Paromlin wrote...
Clever design: The area is harder as you go deeper (into the forest/ruin/caverns), which allows exploration to a certain extent; depending on your skill, tactics, level. It's rewarding to go as far as possible because it provides your character with better items and experience. If you can't complete it on the first try, you simply change area and come back later when you're stronger (or ajdust the difficulty slider if you're one of the players that wants to be able to complete every area now, once you go there). This is done by progressively placing higher static level enemies deeper into the area.

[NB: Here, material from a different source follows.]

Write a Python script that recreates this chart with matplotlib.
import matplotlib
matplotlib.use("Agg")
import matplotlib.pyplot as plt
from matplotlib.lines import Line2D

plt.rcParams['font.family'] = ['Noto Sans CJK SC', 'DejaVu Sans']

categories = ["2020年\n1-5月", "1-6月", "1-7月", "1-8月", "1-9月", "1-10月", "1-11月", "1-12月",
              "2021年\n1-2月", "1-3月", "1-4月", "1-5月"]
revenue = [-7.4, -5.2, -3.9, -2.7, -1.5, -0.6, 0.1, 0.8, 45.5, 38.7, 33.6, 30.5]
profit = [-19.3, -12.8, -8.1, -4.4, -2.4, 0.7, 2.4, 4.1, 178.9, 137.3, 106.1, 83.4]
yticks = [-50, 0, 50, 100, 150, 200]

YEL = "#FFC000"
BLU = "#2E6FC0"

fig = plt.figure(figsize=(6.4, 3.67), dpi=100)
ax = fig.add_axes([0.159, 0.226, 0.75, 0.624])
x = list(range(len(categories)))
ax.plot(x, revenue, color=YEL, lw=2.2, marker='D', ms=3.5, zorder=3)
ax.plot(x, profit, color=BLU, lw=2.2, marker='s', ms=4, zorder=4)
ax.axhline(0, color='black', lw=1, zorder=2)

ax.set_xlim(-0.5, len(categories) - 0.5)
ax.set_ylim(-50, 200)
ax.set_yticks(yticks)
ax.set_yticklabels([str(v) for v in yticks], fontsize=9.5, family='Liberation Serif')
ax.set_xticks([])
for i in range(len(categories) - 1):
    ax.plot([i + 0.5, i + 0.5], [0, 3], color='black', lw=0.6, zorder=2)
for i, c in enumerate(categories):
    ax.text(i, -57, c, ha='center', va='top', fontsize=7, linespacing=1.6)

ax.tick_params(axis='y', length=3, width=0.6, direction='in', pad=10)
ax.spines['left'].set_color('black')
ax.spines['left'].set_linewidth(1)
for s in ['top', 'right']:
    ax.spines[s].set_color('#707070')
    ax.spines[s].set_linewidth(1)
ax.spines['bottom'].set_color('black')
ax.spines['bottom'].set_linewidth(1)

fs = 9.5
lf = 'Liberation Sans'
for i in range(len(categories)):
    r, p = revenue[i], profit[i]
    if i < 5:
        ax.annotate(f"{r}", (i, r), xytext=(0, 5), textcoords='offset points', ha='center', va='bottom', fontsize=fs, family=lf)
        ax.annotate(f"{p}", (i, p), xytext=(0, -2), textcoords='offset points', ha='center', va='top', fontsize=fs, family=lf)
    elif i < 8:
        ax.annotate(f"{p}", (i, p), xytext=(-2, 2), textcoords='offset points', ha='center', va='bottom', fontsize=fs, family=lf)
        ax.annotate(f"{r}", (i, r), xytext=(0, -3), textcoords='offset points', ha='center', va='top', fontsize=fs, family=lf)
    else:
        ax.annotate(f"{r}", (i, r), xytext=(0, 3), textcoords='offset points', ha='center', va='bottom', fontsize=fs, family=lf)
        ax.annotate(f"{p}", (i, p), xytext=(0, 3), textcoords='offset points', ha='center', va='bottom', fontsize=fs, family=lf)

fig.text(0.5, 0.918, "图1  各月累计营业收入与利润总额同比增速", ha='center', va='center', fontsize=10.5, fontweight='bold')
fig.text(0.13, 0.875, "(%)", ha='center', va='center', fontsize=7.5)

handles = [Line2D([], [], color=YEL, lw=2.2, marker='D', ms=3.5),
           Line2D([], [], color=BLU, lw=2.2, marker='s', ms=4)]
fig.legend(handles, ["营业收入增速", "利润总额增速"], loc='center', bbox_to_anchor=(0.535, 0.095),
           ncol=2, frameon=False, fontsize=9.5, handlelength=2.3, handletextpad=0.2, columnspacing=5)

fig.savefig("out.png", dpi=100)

But there's obviously positive feedback there. Get the rewards from deeper exploration and you'll be more powerful for later battles. Your final reward for all that success is an endgame that's a cakewalk, unless you're proposing to scale the endgame but not the rest of the game.
Experience from past non-linear games: Baldur's Gate, Fallout, Storm of Zehir to name a few. They're as non linear as it gets.

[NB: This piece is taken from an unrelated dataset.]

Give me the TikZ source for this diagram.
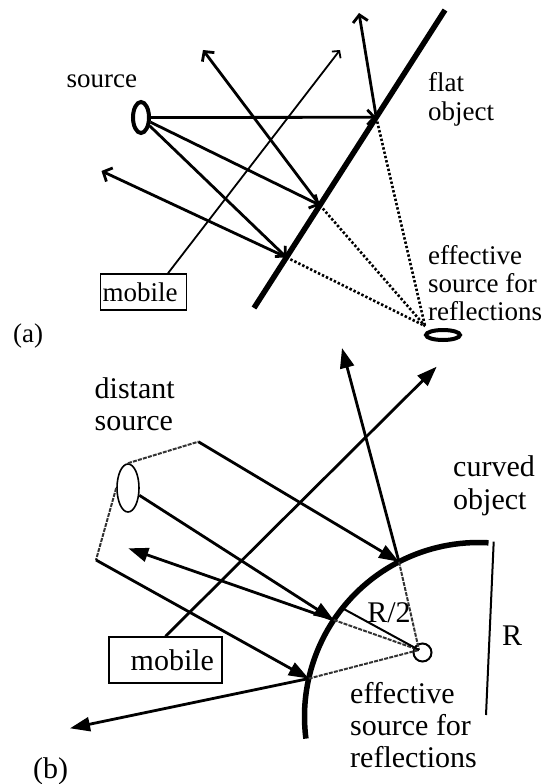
\documentclass[tikz,border=0pt]{standalone}
\usepackage{fontspec}
\setmainfont{Liberation Serif}
\usetikzlibrary{positioning,calc,arrows.meta,shapes.geometric}

\begin{document}
\begin{tikzpicture}[x=1pt, y=-1pt,
    every node/.style={font=\fontsize{27}{29}\selectfont, inner sep=0pt},
    big/.style={font=\fontsize{30}{32}\selectfont},
    wall/.style={line width=5.5pt},
    ray/.style={line width=2.8pt, -{Straight Barb[length=7pt,width=15pt]}},
    slimray/.style={line width=1.8pt, -{Straight Barb[length=5pt,width=11pt]}},
    rayB/.style={line width=2.8pt, -{Triangle[length=20pt,width=14pt]}},
    slim/.style={line width=2pt},
    echo/.style={line width=2.6pt, draw=black, dash pattern=on 2.4pt off 2pt},
    ghost/.style={line width=2pt, draw=black!80, dash pattern=on 4pt off 1.2pt},
    emitter/.style={draw, ellipse, line width=4pt},
    tag/.style={draw, line width=1.5pt, align=left},
  ]
  \useasboundingbox (0,0) rectangle (549,784);

  % (a) the flat object and the three reflection points on it
  \coordinate (wallT) at (445,10);
  \coordinate (wallB) at (254,308);
  \draw[wall] (wallT) -- (wallB);
  \coordinate (P1) at ($(wallT)!0.36!(wallB)$);
  \coordinate (P2) at ($(wallT)!0.655!(wallB)$);
  \coordinate (P3) at ($(wallT)!0.83!(wallB)$);

  % source, mobile and effective source
  \node[emitter, minimum width=16pt, minimum height=31pt] (src) at (141,117.5) {};
  \node[anchor=base west] (srcL) at (66.5,88) {source};
  \node[tag, text width=82pt, minimum height=36pt, inner xsep=2pt] (mobA) at (143.5,292) {mobile};
  \node[emitter, minimum width=34pt, minimum height=10pt] (effA) at (443,335) {};
  \coordinate (imgA) at (425,326);

  % rays towards the object and their reflections
  \draw[ray] (src) -- (P1);
  \draw[ray] (src) -- (P2);
  \draw[ray] (src) -- (P3);
  \coordinate (up1) at (359,13);
  \coordinate (up2) at (203,50);
  \coordinate (up3) at (101.5,171);
  \draw[ray] (P1) -- (up1);
  \draw[ray] (P2) -- (up2);
  \draw[ray] (P3) -- (up3);
  \coordinate (tipA) at (340,50);
  \draw[slimray] ([xshift=24.5pt]mobA.north) -- (tipA);

  % reflections traced back to the effective source
  \draw[echo] (P1) -- (imgA);
  \draw[echo] (P2) -- (imgA);
  \draw[echo] (P3) -- (imgA);

  \node[anchor=north west, align=left] (flatL) at (428,72) {flat\\object};
  \node[anchor=north west, align=left, font=\fontsize{27}{28}\selectfont] (effAL) at (428,245)
        {effective\\source for\\reflections};
  \node[anchor=base west] (capA) at (13,342) {(a)};

  % (b) the curved object, radius R
  \coordinate (ctr) at (478.5,716.5);
  \draw[wall] ($(ctr)+(-86.7:174)$) arc[start angle=-86.7, end angle=-187.3, radius=174];
  \coordinate (Q1) at ($(ctr)+(-117.2:174)$);
  \coordinate (Q2) at ($(ctr)+(-146.3:174)$);
  \coordinate (Q3) at ($(ctr)+(-167.4:174)$);
  \coordinate (H) at ($(ctr)+(-141.5:174)$);
  \coordinate (Rt) at (493.7,541.7);
  \coordinate (Rb) at (486,715);
  \draw[slim] (Rt) -- (Rb);

  % distant source with its beam edges
  \node[draw, ellipse, line width=1.6pt, minimum width=22pt, minimum height=48pt] (dist) at (128,488) {};
  \coordinate (bk1) at (198.3,441.7);
  \coordinate (bk2) at (96,560);
  \draw[ghost] (dist.north) -- (bk1);
  \draw[ghost] (dist.west) -- (bk2);

  % effective source at R/2 and the mobile
  \node[draw, circle, line width=2pt, minimum size=18pt] (focB) at (422.5,652.5) {};
  \coordinate (foc) at (419,650);
  \node[tag, big, text width=97pt, align=right, minimum height=46pt, inner xsep=8pt] (mobB) at (165.5,660) {mobile};

  % incoming rays and reflections
  \draw[rayB] (bk1) -- (Q1);
  \draw[rayB] (dist) -- (Q2);
  \draw[rayB] (bk2) -- (Q3);
  \coordinate (out1) at (342,348);
  \coordinate (out2) at (128.3,548.3);
  \coordinate (out3) at (70,728.3);
  \coordinate (out4) at (436.7,366.7);
  \draw[rayB] (Q1) -- (out1);
  \draw[rayB] (Q2) -- (out2);
  \draw[rayB] (Q3) -- (out3);
  \draw[rayB] (mobB.north) -- (out4);

  \draw[ghost] (Q1) -- (foc);
  \draw[ghost] (Q2) -- (foc);
  \draw[ghost] (Q3) -- (foc);
  \draw[slim] (H) -- (foc);

  \node[big, anchor=north west, align=left] (distL) at (94.5,377) {distant\\source};
  \node[big, anchor=north west, align=left, font=\fontsize{30}{33}\selectfont] (curvL) at (453,455) {curved\\object};
  \node[big] (halfL) at (389,613) {R/2};
  \node[big] (radL) at (512,636) {R};
  \node[big, anchor=north west, align=left] (effBL) at (350,682) {effective\\source for\\reflections};
  \node[big, anchor=base west] (capB) at (33,778) {(b)};
\end{tikzpicture}
\end{document}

Baldur's Gate has some linearity, of course, since many areas don't open up until you've passed a plot milestone. More importantly, you level up very few times in the game, more exploration doesn't gain you all that much power. SoZ had one big gate in the middle, but other than that it was freeform. The advantage of the SoZ design is that you can see the RE's from a distance and so you know what's unsafe for your level. FO's a special case because it's not about mandatory combat the way that a typical fantasy RPG is.